**Task description**. Pictures are not part of the copy. Retype the lines from the first one through the line that contains "(0,0) rectangle (816,1076);".

─── Given information

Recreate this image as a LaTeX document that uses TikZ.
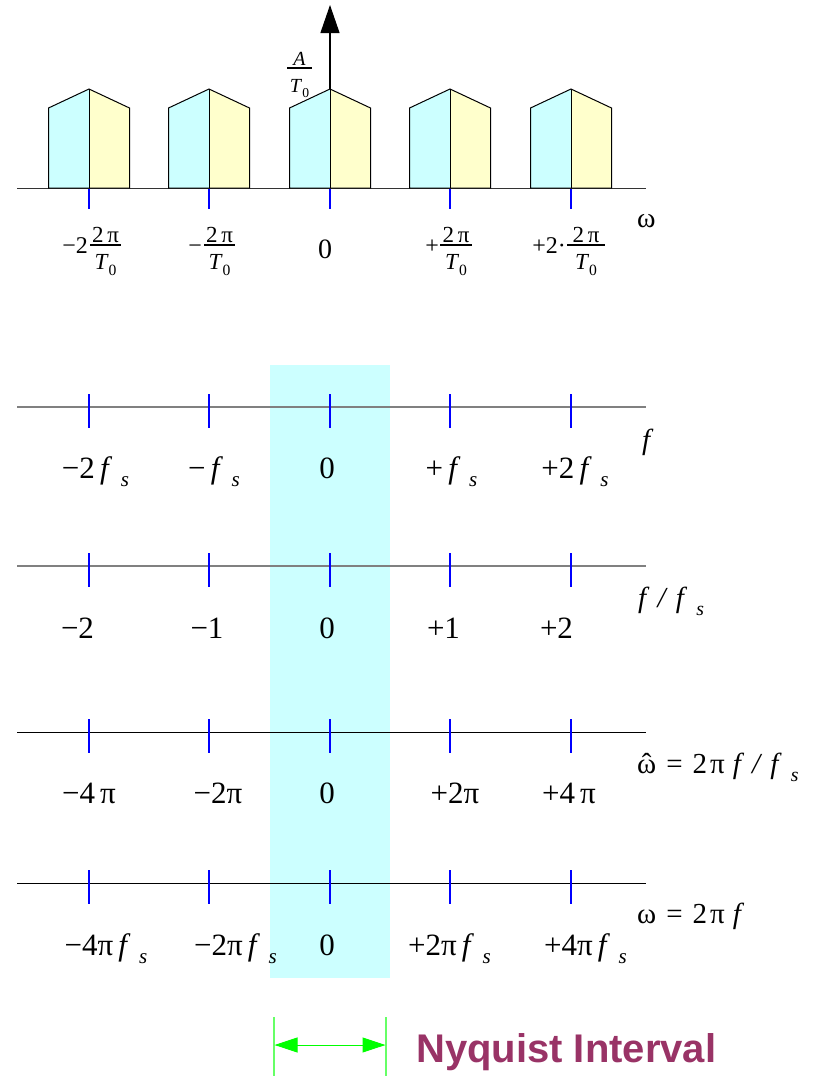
\documentclass[tikz,border=0pt]{standalone}
\usepackage{fontspec}
\setmainfont{Liberation Serif}
\newfontfamily\nyqfont{Liberation Sans}
\usepackage{graphicx}
\usetikzlibrary{arrows.meta}
\definecolor{pcyan}{HTML}{CCFFFF}
\definecolor{pyellow}{HTML}{FFFFCC}
\definecolor{nyqcol}{HTML}{993366}
\definecolor{lgreen}{HTML}{66FF66}
\definecolor{agreen}{HTML}{00FF00}
\definecolor{tickblue}{HTML}{0000FF}
\definecolor{axgray}{HTML}{808080}
\newcommand\lowsub[1]{\raisebox{-0.28em}{\scalebox{0.68}{#1}}}
\newcommand\fsym{\textit{f}\hspace{0.28em}\lowsub{\textit{s}}}
\newcommand\omhat{{\ooalign{ω\cr\hidewidth ˆ\hidewidth\cr}}}
\newcommand\gap[1]{\hspace{#1pt}}
% fraction: name, cx, bar y, half width, numerator, denominator
\newcommand\myfrac[6]{%
  \node[fracpart, anchor=base] (#1n) at (#2,#3-2.5) {#5};
  \node[fracpart, anchor=base] (#1d) at (#2,#3+24) {#6};
  \draw[line width=1.5] (#2-#4,#3) -- (#2+#4,#3);
}
\begin{document}
\begin{tikzpicture}[x=1pt,y=-1pt,
  pulse/.style={draw=black, line width=1},
  tickline/.style={draw=tickblue, line width=1.1},
  lbl/.style={anchor=base, inner sep=0, font=\fontsize{31}{36}\selectfont},
  toplbl/.style={anchor=base east, inner sep=0, font=\fontsize{24}{28}\selectfont},
  fracpart/.style={inner sep=0, font=\fontsize{23}{27}\selectfont},
  axname/.style={anchor=base west, inner sep=0, font=\fontsize{29}{34}\selectfont},
]
\path[use as bounding box] (0,0) rectangle (816,1076);

% ---------- top spectrum ----------
\coordinate (a0L) at (17,188);
\coordinate (a0R) at (646,188);
\draw[draw=black!80, line width=1] (a0L) -- (a0R);
\foreach \c in {89,209,330,450,571} {
  \fill[pcyan] (\c-40.5,188) -- (\c-40.5,108) -- (\c,89) -- (\c,188) -- cycle;
  \fill[pyellow] (\c,188) -- (\c,89) -- (\c+40.5,108) -- (\c+40.5,188) -- cycle;
  \draw[pulse] (\c-40.5,188) -- (\c-40.5,108) -- (\c,89) -- (\c+40.5,108) -- (\c+40.5,188) -- cycle;
  \draw[pulse] (\c,89) -- (\c,188);
  \draw[tickline] (\c,189) -- (\c,209);
}
\coordinate (vbot) at (330,89);
\coordinate (vtop) at (330,5);
\draw[line width=1.1, -{Triangle[length=28pt,width=19pt]}] (vbot) -- (vtop);

% A/T0
\begin{scope}[fracpart/.style={inner sep=0, font=\fontsize{20}{24}\selectfont}]
\myfrac{amp}{299.5}{68}{12.5}{\textit{A}}{\textit{T}\lowsub{0}}
\end{scope}

% labels under pulses
\node[toplbl] (t1) at (88,253) {−2};
\myfrac{f1}{105.5}{245}{15.5}{2\,π}{\textit{T}\lowsub{0}}
\node[toplbl] (t2) at (202,253) {−};
\myfrac{f2}{219.5}{245}{15.5}{2\,π}{\textit{T}\lowsub{0}}
\node[anchor=base, inner sep=0, font=\fontsize{28}{32}\selectfont] (t3) at (325,258) {0};
\node[toplbl] (t4) at (439,253) {+};
\myfrac{f4}{456}{245}{16}{2\,π}{\textit{T}\lowsub{0}}
\node[toplbl] (t5) at (566,253) {+2·};
\myfrac{f5}{586}{245}{19}{2\,π}{\textit{T}\lowsub{0}}
\node[axname, font=\fontsize{28}{32}\selectfont] (omega) at (637,227) {ω};

% ---------- Nyquist band ----------
\fill[pcyan] (270,365) rectangle (390,978);

% axes
\foreach \y/\col/\w [count=\k] in {407/axgray/1.7, 566/axgray/1.7, 732/black/1, 883/black/1} {
  \coordinate (L\k) at (17,\y);
  \coordinate (R\k) at (646,\y);
  \draw[draw=\col, line width=\w] (L\k) -- (R\k);
  \foreach \c in {89,209,330,450,571} {
    \draw[tickline] (\c,\y-13) -- (\c,\y+21);
  }
}

% row 1: f
\node[lbl] (r1a) at (95.5,478) {−2\,\fsym};
\node[lbl] (r1b) at (214,478) {−\,\fsym};
\node[lbl] (r1c) at (327,478) {0};
\node[lbl] (r1d) at (451.5,478) {+\,\fsym};
\node[lbl] (r1e) at (575,478) {+2\,\fsym};
\node[axname] (n1) at (642,449) {\textit{f}};

% row 2: f/fs
\node[lbl] (r2a) at (77.5,638) {−2};
\node[lbl] (r2b) at (207,638) {−1};
\node[lbl] (r2c) at (327,638) {0};
\node[lbl] (r2d) at (443.5,638) {+1};
\node[lbl] (r2e) at (556.5,638) {+2};
\node[axname] (n2) at (638,607) {\textit{f}\gap{8}\textit{/}\gap{8}\textit{f}\gap{9}\lowsub{\textit{s}}};

% row 3: omega hat
\node[lbl] (r3a) at (89,803) {−4\,π};
\node[lbl] (r3b) at (218,803) {−2π};
\node[lbl] (r3c) at (327,803) {0};
\node[lbl] (r3d) at (455,803) {+2π};
\node[lbl] (r3e) at (569,803) {+4\,π};
\node[axname] (n3) at (637,773) {\omhat\gap{10}=\gap{10}2\gap{3}π\gap{8}\textit{f}\gap{8}\textit{/}\gap{8}\textit{f}\gap{9}\lowsub{\textit{s}}};

% row 4: omega
\node[lbl] (r4a) at (106,955) {−4π\,\fsym};
\node[lbl] (r4b) at (235.5,955) {−2π\,\fsym};
\node[lbl] (r4c) at (327,955) {0};
\node[lbl] (r4d) at (449.5,955) {+2π\,\fsym};
\node[lbl] (r4e) at (585.5,955) {+4π\,\fsym};
\node[axname] (n4) at (637,923) {ω\gap{10}=\gap{10}2\gap{3}π\gap{8}\textit{f}};

% ---------- Nyquist interval ----------
\coordinate (gl1) at (274,1017);
\coordinate (gl2) at (274,1076);
\coordinate (gr1) at (386,1017);
\coordinate (gr2) at (386,1076);
\draw[draw=lgreen, line width=1.5] (gl1) -- (gl2);
\draw[draw=lgreen, line width=1.5] (gr1) -- (gr2);
\coordinate (al) at (274.5,1045);
\coordinate (ar) at (385.5,1045);
\draw[draw=agreen, line width=1, {Triangle[length=23pt,width=15pt]}-{Triangle[length=23pt,width=15pt]}] (al) -- (ar);
\node[anchor=base west, inner sep=0, text=nyqcol, font=\nyqfont\bfseries\fontsize{40}{46}\selectfont] (nyq) at (416,1062) {Nyquist Interval};
\end{tikzpicture}
\end{document}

──────

**Solution to this task**.
Recreate this image as a LaTeX document that uses TikZ.
\documentclass[tikz,border=0pt]{standalone}
\usepackage{fontspec}
\setmainfont{Liberation Serif}
\newfontfamily\nyqfont{Liberation Sans}
\usepackage{graphicx}
\usetikzlibrary{arrows.meta}
\definecolor{pcyan}{HTML}{CCFFFF}
\definecolor{pyellow}{HTML}{FFFFCC}
\definecolor{nyqcol}{HTML}{993366}
\definecolor{lgreen}{HTML}{66FF66}
\definecolor{agreen}{HTML}{00FF00}
\definecolor{tickblue}{HTML}{0000FF}
\definecolor{axgray}{HTML}{808080}
\newcommand\lowsub[1]{\raisebox{-0.28em}{\scalebox{0.68}{#1}}}
\newcommand\fsym{\textit{f}\hspace{0.28em}\lowsub{\textit{s}}}
\newcommand\omhat{{\ooalign{ω\cr\hidewidth ˆ\hidewidth\cr}}}
\newcommand\gap[1]{\hspace{#1pt}}
% fraction: name, cx, bar y, half width, numerator, denominator
\newcommand\myfrac[6]{%
  \node[fracpart, anchor=base] (#1n) at (#2,#3-2.5) {#5};
  \node[fracpart, anchor=base] (#1d) at (#2,#3+24) {#6};
  \draw[line width=1.5] (#2-#4,#3) -- (#2+#4,#3);
}
\begin{document}
\begin{tikzpicture}[x=1pt,y=-1pt,
  pulse/.style={draw=black, line width=1},
  tickline/.style={draw=tickblue, line width=1.1},
  lbl/.style={anchor=base, inner sep=0, font=\fontsize{31}{36}\selectfont},
  toplbl/.style={anchor=base east, inner sep=0, font=\fontsize{24}{28}\selectfont},
  fracpart/.style={inner sep=0, font=\fontsize{23}{27}\selectfont},
  axname/.style={anchor=base west, inner sep=0, font=\fontsize{29}{34}\selectfont},
]
\path[use as bounding box] (0,0) rectangle (816,1076);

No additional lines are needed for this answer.